Because most of these dramatic transformations are still playing themselves out, only soothsayers and knaves can give a confident answer. In spite of the ongoing violence and chaos in Libya, there appears to be very little nostalgia for Muammar al-Qaddafi. The same applies to Egypt, where the longing for Hosni Mubarak is still limited to remnants of the former regime. In those countries, where the costs have been very grave, most would say the uprisings were nonetheless worth it -- at least for now. The answer is far more complicated in Yemen, where the country's interlocking crises make it hard to untangle where the chaos began and how it will end.

It is in Syria that the biggest constituency for a "no" is probably to be found. Yet the protest movement, as well as the insurgency that arose to protect it, is not going away. The costs of unseating Bashar al-Assad will be exorbitant in blood and treasure, it is now abundantly clear. But the brutality of the crackdown is inexorably pushing ever larger numbers of Syrians to think that anybody but Assad is a better way to go.


2011 Failed States rank: 45 | 2012: 31

Deaths: According to government figures, at least 846 Egyptians died in the three-week uprising early last year. In subsequent months, at least another 150 have died in violent street clashes.

Economic costs: After growing 5 percent in 2010, Egypt's GDP grew less than 2 percent in 2011.


2011 rank: 111 | 2012: 50

Deaths: There is no independently verified account of the number of people killed in the Libyan civil war, but the new government claims at least 30,000 people died on both sides. Postwar clashes have killed dozens of others.

Refugees: According to the International Organization for Migration, more than 700,000 people, almost half of them expatriate workers, fled during the civil war, and few have returned.

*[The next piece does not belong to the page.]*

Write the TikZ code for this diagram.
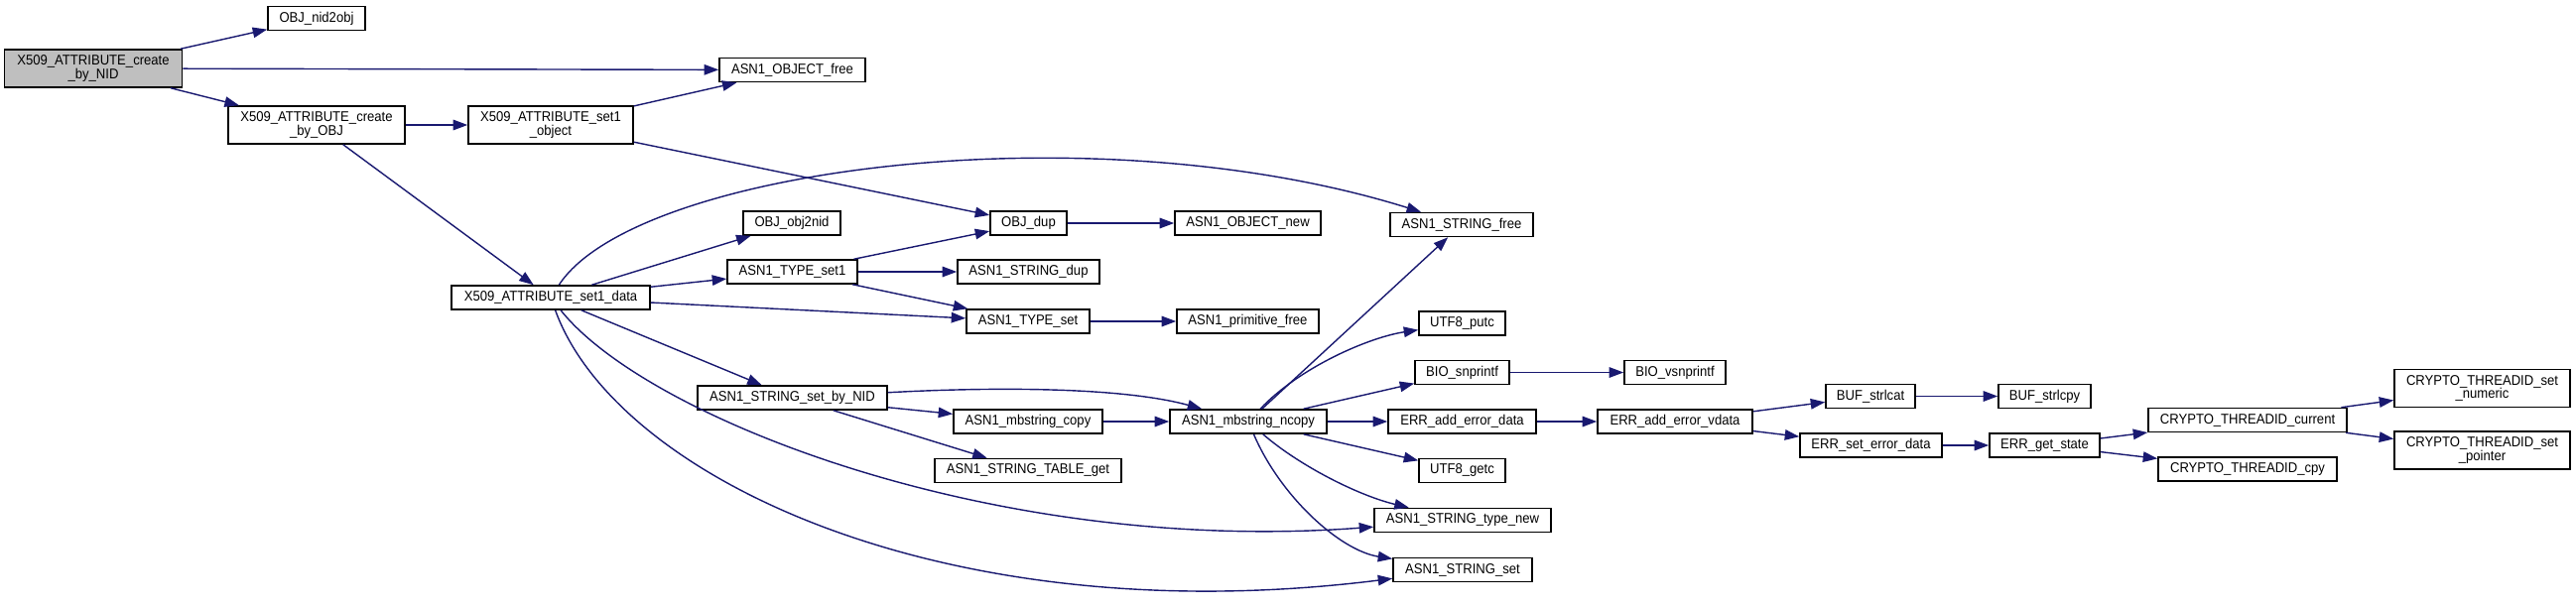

Economic costs: In 2011, Libya lost as much as 60 percent of its GDP as the value of oil exports fell an estimated 40 percent. GDP is projected to grow at a 76 percent clip this year, with oil production returning to pre-war levels.


2011 rank: 13 | 2012: 8

Deaths: Yemen's government recently estimated that 2,000 people were killed in the uprising leading to Ali Abdullah Saleh's resignation. Amnesty International's estimate of 200 people killed during the protests is far smaller.

Economic costs: Before the crisis, the United Nations projected Yemen's economy would grow 3.4 percent in 2011, but instead it has "shrunk substantially," with inflation averaging about 20 percent. And it will get worse: The IMF expects Yemen's GDP to decrease another 0.5 percent in 2012.

Humanitarian crisis: Nearly half a million Yemenis have been displaced from their homes in recent years. Almost 1 million Yemeni children under age 5 face acute malnutrition, with 250,000 at risk of dying. An estimated 55 percent of Yemenis live below the poverty line on less than $2 per day, with 10 million "food insecure" and 5 million of those "severely food insecure." Youth unemployment is estimated to be more than 50 percent.


2011 rank: 48 | 2012: 23

Deaths: The most recent U.N. estimate of civilian deaths in the Syrian uprising, from late March, is more than 9,000. By now that number has likely exceeded 10,000. Opposition groups cite figures closer to 15,000.

Refugees: In May, the U.N. estimated that half a million Syrians had fled their homes during the fighting and that 73,000 had become refugees in neighboring Jordan, Lebanon, and Turkey.

Economic costs: Syria's currency is in free-fall, inflation is soaring, and exports collapsing. The consultancy Geopolicity estimates that the country had lost more than $6 billion in GDP as of October 2011.